NVIDIA stock price (NASDAQ: NVDA) has fallen more than 7.5% in the past two days of trading, as concerns surrounding the firms Chinese revenue come to the fore. The mini rally that coincided with the GTC AI event, and comments surrounding data center expansion now in the rear view, markets are again looking concerned when it comes to NVDA.
As the undisputed heavyweight champion of the artificial intelligence hardware boom, expectations are seemingly for perfection, with any perceived mis-step being more harshly treated by markets than might have been the case in recent years. Some lustre clearly seems to be coming off the AI trade, with Nvidia not immune.
Whilst there has been a decline 19% so far this year, there has been a period of consolidation between the $110 and $140 range. Over the past month, the stock has fallen 10%, yet the short-term price action might give pause, it must be viewed through the lens of NVIDIA’s extraordinary long-term performance. Investors who have held the stock over the past year are still sitting on substantial gains, with 12-month returns clocking in impressively at 23.3%. The 5 year gain of 1,660% will come as no surprise to long term followers of the stock.
- 52-Week Range -$75.61 – $153.13
- YTD Return – down 19.43%
- 12-Month Return +23.32%
Current technical indicators flash cautionary signals that traders are closely monitoring. The stock is currently trading below both its 50-day simple moving average (SMA) around $125.87, and the 200-day SMA of $127.70. For technical analysts, a stock price residing below these key trend lines often suggests bearish momentum in the near term, potentially signaling further consolidation or a test of lower support levels before resuming its upward trajectory.
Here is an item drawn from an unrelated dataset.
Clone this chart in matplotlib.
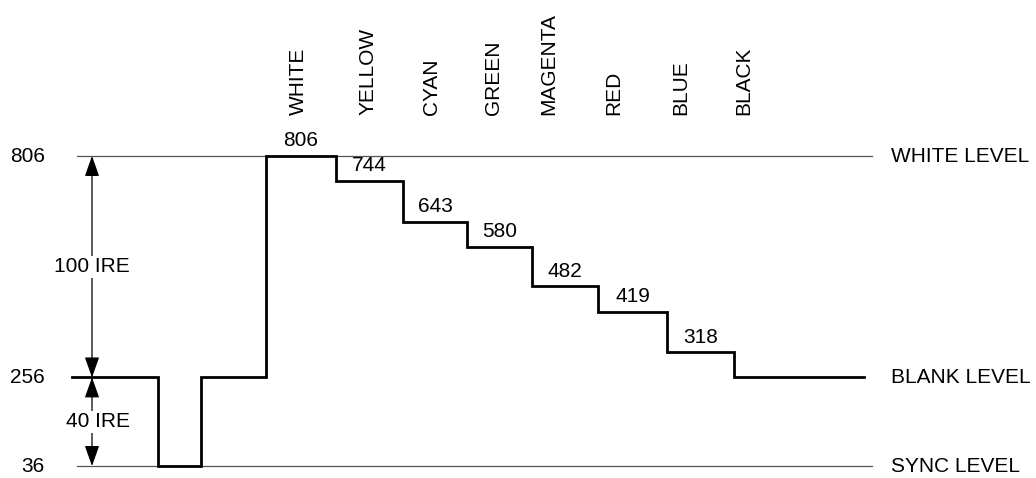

Yet, beneath the surface of this price consolidation lies a fundamental powerhouse operating at peak performance. NVIDIA’s latest quarterly results for Q4 Fiscal 2025, reported on February 26th, were impressive if not spectacular. The company delivered record quarterly revenue of $39.3 billion, decisively beating consensus estimates that hovered around $37.5 billion to $38.1 billion. Adjusted earnings per share (EPS) landed at $0.89, also comfortably surpassing expectations of $0.84-$0.85.
The engine driving this phenomenal growth remains the Data Center segment, which accounted for a staggering $35.6 billion of the quarterly revenue – a remarkable 93% year-over-year surge. This highlights the seemingly insatiable demand from cloud providers and enterprises for NVIDIA’s GPUs to train and run complex AI models. The company’s full fiscal year 2025 performance was equally strong, with total revenue rocketing 114% to $130.5 billion.
While the Automotive segment also posted strong growth, investors noted a decline in the Gaming division’s revenue for the quarter, an area to watch in future reports.
Nvidia Outlook
Looking ahead, the outlook remains exceptionally bright, underpinning the bullish thesis held by many long-term investors and analysts. For its upcoming Q1 Fiscal 2026 report, expected around May 28th, NVIDIA has issued strong guidance, projecting revenue of approximately $43.0 billion (+/- 2%). This aligns tightly with Wall Street’s consensus estimates, which range from $43 billion to $43.35 billion.
The consensus EPS estimate stands near $0.93, implying another massive year-over-year growth spurt potentially exceeding 50%. This confidence is largely fueled by the ongoing demand ramp for current products and the highly anticipated rollout of the next-generation Blackwell GPU architecture, promising further leaps in AI processing capabilities.
While the recent pullback and trading below key moving averages suggest potential for continued volatility or sideways action, the record-breaking financial performance, strong guidance, and entrenched leadership in the AI ecosystem presents a powerful story. The predominantly positive ‘Buy’ ratings from analysts also reflect confidence in the long-term trajectory.
Whether Nvidia is at a good point for entry would depend a lot of personal circumstances, and underlying view on both the industry, and threats to it’s international revenue. The street continue to stay on side for now, but any chinks in the previously impregnable armour may be harshly treated.